One of the most heart warming aspects of working on the Rightful Lives exhibition has been the input of our legal friends. Keen to be involved, we’ve been blown away by how much of their time and expertise they’ve been willing to give.
A few weeks ago we organised a meeting between families and lawyers to collect information that may be pertinent to a legal challenge on the grounds of human rights abuses or equality act breaches of people detained in assessment and treatment units. On Tuesday a couple of members of the Rightful Lives team met with the lawyers for an update of their thoughts having reflected upon the earlier anecdotal evidence.
I hope people will understand that at the moment it feels prudent to keep the nature of any potential legal challenge under wraps so as not to alert any organisation/body/charity that we’re on their case. However, it is fair to say, that the possible legal actions on the table are akin to a Polaris being fired off. And any legal challenge will be a collective action so that no individual will be expected to put their arse on the line.

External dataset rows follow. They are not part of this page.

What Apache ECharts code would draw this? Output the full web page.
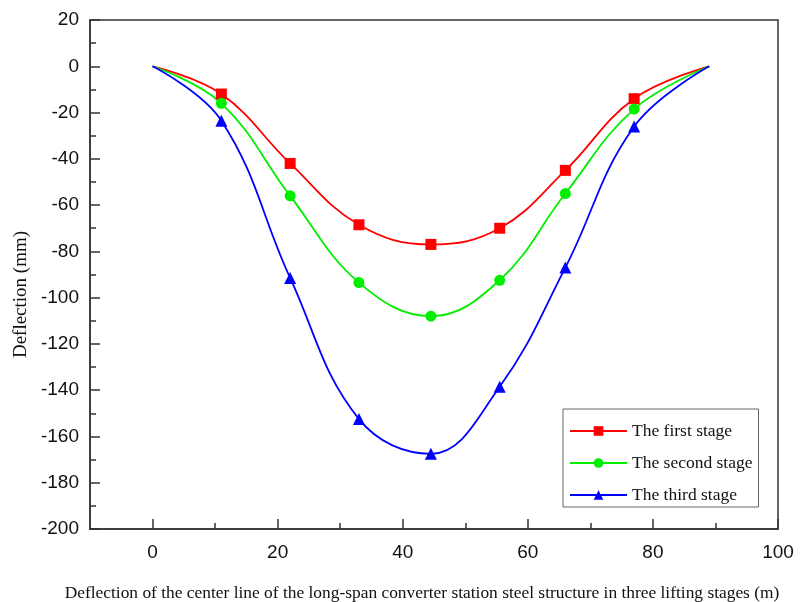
<!DOCTYPE html>
<html>
<head>
<meta charset="utf-8">
<script src="https://cdn.jsdelivr.net/npm/echarts@6/dist/echarts.min.js"></script>
<style>html,body{margin:0;padding:0;background:#fff}#c{width:807px;height:602px}</style>
</head>
<body>
<div id="c"></div>
<script>
const positions = [0, 11, 22, 33, 44.5, 55.5, 66, 77, 89];
const firstStage = [0, -12, -42, -68.5, -77, -70, -45, -14, 0];
const secondStage = [0, -16, -56, -93.5, -108, -92.5, -55, -18.5, 0];
const thirdStage = [0, -23.5, -91.5, -152.5, -167.5, -138.5, -87, -26, 0];
const seriesNames = ['The first stage', 'The second stage', 'The third stage'];
const xMajorTicks = [0, 20, 40, 60, 80, 100];
const xMinorTicks = [10, 30, 50, 70, 90];

const chart = echarts.init(document.getElementById('c'), null, {renderer: 'canvas'});
const sans = 'Liberation Sans, Arial, sans-serif';
const serif = 'Liberation Serif, Times New Roman, serif';
const axisColor = '#333';

function pairs(vals) {
  return vals.map((v, i) => [positions[i], v]);
}
function symSize(base) {
  return function (val, params) {
    const last = positions.length - 1;
    return (params.dataIndex === 0 || params.dataIndex === last) ? 0 : base;
  };
}
function mkSeries(name, vals, color, symbol, size) {
  return {
    name: name, type: 'line', data: pairs(vals), smooth: 0.4,
    symbol: symbol, symbolSize: symSize(size), showAllSymbol: true,
    itemStyle: {color: color}, lineStyle: {color: color, width: 1.8},
    emphasis: {disabled: true}, z: 3
  };
}

chart.setOption({
  animation: false,
  backgroundColor: '#fff',
  grid: {left: 90, right: 29, top: 20, bottom: 73, outerBoundsMode: 'none', containLabel: false,
    show: true, borderColor: axisColor, borderWidth: 1.5, backgroundColor: 'transparent'},
  legend: {
    orient: 'vertical', left: 563, top: 409,
    itemWidth: 57, itemHeight: 12, itemGap: 14,
    padding: [13, 6, 3, 6],
    borderColor: '#666', borderWidth: 1,
    textStyle: {fontFamily: serif, fontSize: 17.5, color: '#111'},
    data: seriesNames
  },
  xAxis: [{
    type: 'value', min: -10, max: 100,
    name: 'Deflection of the center line of the long-span converter station steel structure in three lifting stages (m)',
    nameLocation: 'middle', nameGap: 56,
    nameTextStyle: {fontFamily: serif, fontSize: 17.4, color: '#111', padding: [0, 24, 0, 0]},
    axisLine: {onZero: false, lineStyle: {color: axisColor, width: 1.5}},
    axisTick: {inside: true, length: 10, customValues: xMajorTicks, lineStyle: {color: axisColor, width: 1.5}},
    axisLabel: {customValues: xMajorTicks, fontFamily: sans, fontSize: 19, color: '#111', margin: 14},
    splitLine: {show: false}
  }, {
    type: 'value', min: -10, max: 100, position: 'bottom',
    axisLine: {show: false, onZero: false},
    axisTick: {inside: true, length: 6, customValues: xMinorTicks, lineStyle: {color: axisColor, width: 1.5}},
    axisLabel: {show: false},
    splitLine: {show: false}
  }],
  yAxis: {
    type: 'value', min: -200, max: 20, interval: 20,
    name: 'Deflection (mm)', nameLocation: 'middle', nameGap: 53,
    nameTextStyle: {fontFamily: serif, fontSize: 19, color: '#111', padding: [0, 40, 0, 0]},
    axisLine: {onZero: false, lineStyle: {color: axisColor, width: 1.5}},
    axisTick: {inside: true, length: 10, lineStyle: {color: axisColor, width: 1.5}},
    minorTick: {show: true, splitNumber: 2, length: 6, lineStyle: {color: axisColor, width: 1.5}},
    axisLabel: {fontFamily: sans, fontSize: 19, color: '#111', margin: 11},
    splitLine: {show: false}
  },
  series: [
    mkSeries(seriesNames[0], firstStage, '#ff0000', 'rect', 11),
    mkSeries(seriesNames[1], secondStage, '#00ee00', 'circle', 11),
    mkSeries(seriesNames[2], thirdStage, '#0000ff', 'triangle', 12)
  ]
});
</script>
</body>
</html>
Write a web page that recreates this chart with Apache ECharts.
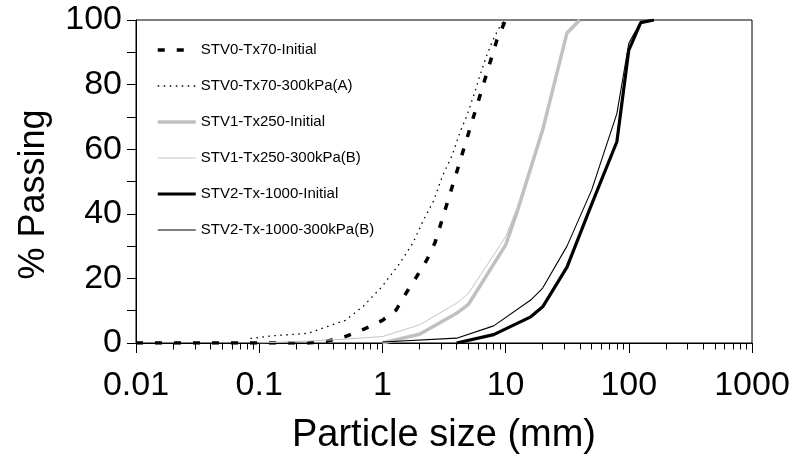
<!DOCTYPE html>
<html>
<head>
<meta charset="utf-8">
<script src="https://cdn.jsdelivr.net/npm/echarts@6/dist/echarts.min.js"></script>
<style>html,body{margin:0;padding:0;background:#fff}#c{width:793px;height:475px}</style>
</head>
<body>
<div id="c"></div>
<script>
// ---- data ----
const seriesNames = [
  'STV0-Tx70-Initial',
  'STV0-Tx70-300kPa(A)',
  'STV1-Tx250-Initial',
  'STV1-Tx250-300kPa(B)',
  'STV2-Tx-1000-Initial',
  'STV2-Tx-1000-300kPa(B)'
];
const stv0InitSize = [0.01, 0.25, 0.35, 0.5, 0.71, 1, 1.29, 1.56, 1.9, 2.3, 2.67, 3.4, 4, 4.65, 5.8, 7.46, 8.5, 10];
const stv0InitPass = [0, 0, 0.5, 2, 4.3, 7, 10.2, 15.5, 20.6, 25.8, 31, 44, 52.8, 61, 73, 86.7, 93.8, 100];

const stv0ASize = [0.085, 0.125, 0.25, 0.35, 0.5, 0.7, 1, 1.39, 1.77, 2.14, 2.58, 3.1, 3.67, 4.27, 4.86, 5.65, 6.2, 7.06, 7.9, 8.67, 9.7];
const stv0APass = [1.4, 2.2, 3.0, 5.0, 7.0, 11.4, 17.6, 24.8, 31, 37.8, 43.7, 52, 58, 65.3, 70.5, 77.9, 83, 89.2, 93.8, 96.9, 100];

const stv1InitSize = [1, 2, 4, 5, 10, 12.5, 20, 31.5, 40];
const stv1InitPass = [0, 2.7, 9.2, 12, 30.3, 41, 66, 96, 100];

const stv1BSize = [0.1, 0.25, 0.5, 1, 2, 4, 5, 10, 12.5, 20, 31.5, 40];
const stv1BPass = [0, 0.6, 1.2, 2, 5.6, 12.3, 15.4, 32.9, 42.2, 67, 96, 100];

const stv2InitSize = [4, 8, 16, 20, 31.5, 50, 80, 100, 125, 160];
const stv2InitPass = [0, 2.6, 8.1, 11.2, 23.5, 43, 62.3, 90.7, 99.2, 100];

const stv2BSize = [1, 4, 8, 16, 20, 31.5, 50, 80, 100, 125, 160];
const stv2BPass = [0.3, 1.5, 5.3, 13.3, 17, 30, 47.4, 71, 92.8, 99.5, 100];

const xTickLabels = [0.01, 0.1, 1, 10, 100, 1000];
const yTickLabels = [0, 20, 40, 60, 80, 100];
const minorMultipliers = [2, 3, 4, 5, 6, 7, 8, 9];
const minorDecades = [-2, -1, 0, 1, 2];

// ---- chart ----
const FONT = '"Liberation Sans", Arial, sans-serif';
function pairs(xs, ys) { return xs.map((x, i) => [x, ys[i]]); }
const minorTickValues = [];
minorDecades.forEach(d => minorMultipliers.forEach(m => minorTickValues.push(d + Math.log10(m))));

const chart = echarts.init(document.getElementById('c'), null, { renderer: 'canvas' });

function lineSeries(name, xs, ys, color, width, type) {
  return {
    name: name, type: 'line', xAxisIndex: 0, yAxisIndex: 0,
    data: pairs(xs, ys), symbol: 'none', showSymbol: false, smooth: false,
    lineStyle: { color: color, width: width, type: type, cap: 'butt' },
    itemStyle: { color: color },
    emphasis: { disabled: true }
  };
}

const option = {
  animation: false,
  backgroundColor: '#fff',
  grid: { left: 136, right: 41, top: 20, bottom: 132, show: true, borderColor: '#000', borderWidth: 1, backgroundColor: 'transparent' },
  legend: {
    orient: 'vertical', left: 156, top: 42.5, padding: 0,
    itemWidth: 38, itemHeight: 14, itemGap: 21,
    itemStyle: { opacity: 0 },
    lineStyle: { width: 'inherit' },
    textStyle: { fontFamily: FONT, fontSize: 15, color: '#000' },
    data: seriesNames
  },
  xAxis: [
    {
      type: 'log', logBase: 10, min: xTickLabels[0], max: xTickLabels[xTickLabels.length - 1],
      position: 'bottom',
      axisLine: { show: true, onZero: false, lineStyle: { color: '#000', width: 1 } },
      axisTick: { show: true, length: 10, lineStyle: { color: '#000', width: 1 } },
      axisLabel: { fontFamily: FONT, fontSize: 34, color: '#000', margin: 26,
        formatter: v => String(+(+v).toPrecision(6)) },
      splitLine: { show: false },
      name: 'Particle size (mm)', nameLocation: 'middle', nameGap: 74,
      nameTextStyle: { fontFamily: FONT, fontSize: 38, color: '#000' }
    },
    {
      type: 'value', min: -2, max: 3, position: 'bottom',
      axisLine: { show: false, onZero: false },
      axisTick: { show: true, length: 6.5, customValues: minorTickValues, lineStyle: { color: '#000', width: 1 } },
      axisLabel: { show: false },
      splitLine: { show: false }
    }
  ],
  yAxis: {
    type: 'value', min: yTickLabels[0], max: yTickLabels[yTickLabels.length - 1], interval: 20,
    axisLine: { show: true, onZero: false, lineStyle: { color: '#000', width: 1 } },
    axisTick: { show: true, length: 9, lineStyle: { color: '#000', width: 1 } },
    minorTick: { show: true, splitNumber: 2, length: 9, lineStyle: { color: '#000', width: 1 } },
    axisLabel: { fontFamily: FONT, fontSize: 34, color: '#000', margin: 14 },
    splitLine: { show: false },
    name: '% Passing', nameLocation: 'middle', nameGap: 84,
    nameTextStyle: { fontFamily: FONT, fontSize: 36, color: '#000', padding: [0, 26, 0, 0] }
  },
  series: [
    lineSeries(seriesNames[0], stv0InitSize, stv0InitPass, '#000', 3.5, [7, 12]),
    lineSeries(seriesNames[1], stv0ASize, stv0APass, '#000', 1.3, [1.5, 4.5]),
    lineSeries(seriesNames[2], stv1InitSize, stv1InitPass, '#c0c0c0', 3.5, 'solid'),
    lineSeries(seriesNames[3], stv1BSize, stv1BPass, '#c4c4c4', 1, 'solid'),
    lineSeries(seriesNames[4], stv2InitSize, stv2InitPass, '#000', 3.2, 'solid'),
    lineSeries(seriesNames[5], stv2BSize, stv2BPass, '#000', 1.1, 'solid')
  ]
};
chart.setOption(option);
</script>
</body>
</html>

Here is another call to arms:
For the second 7 Days of Action campaign we asked a series of basic questions about ATU experiences and the published responses proved to have one of the most powerful impacts of that campaign. The original blog is here:
For the current legal challenge we are asking for something similar. The lawyers need as much basic evidence as possible when considering the nature of the claim.
We’d like to hear from people and families who currently have a family member detained in an ATU. We’d also like to hear from people and families where the person has been in an ATU but has since been discharged.
The information you give will not be published but will be passed onto the legal experts. It is okay if you wish to remain anonymous. If the person who is/has been detained, you should consider if they have the capacity to consent to this information being disclosed and if they lack capacity, if it’s in their best interests to supply the information.
These are the questions we would like to collect answers on:
2: Who is the commissioning body responsible for the placement?
3: Who is the LA where the person normally lives?
4: Who is the provider of the ATU placement?
5: In a sentence, what was the reason for the admission?
6: How long has/was the person been in the ATU?
7: How far is the ATU from the person’s home?
8: In what ways do you consider the person’s human rights have been breached?
9: What are the reasons given as to why the person hasn’t been discharged?
10. If the person has been discharged, what signs are there of any ongoing trauma?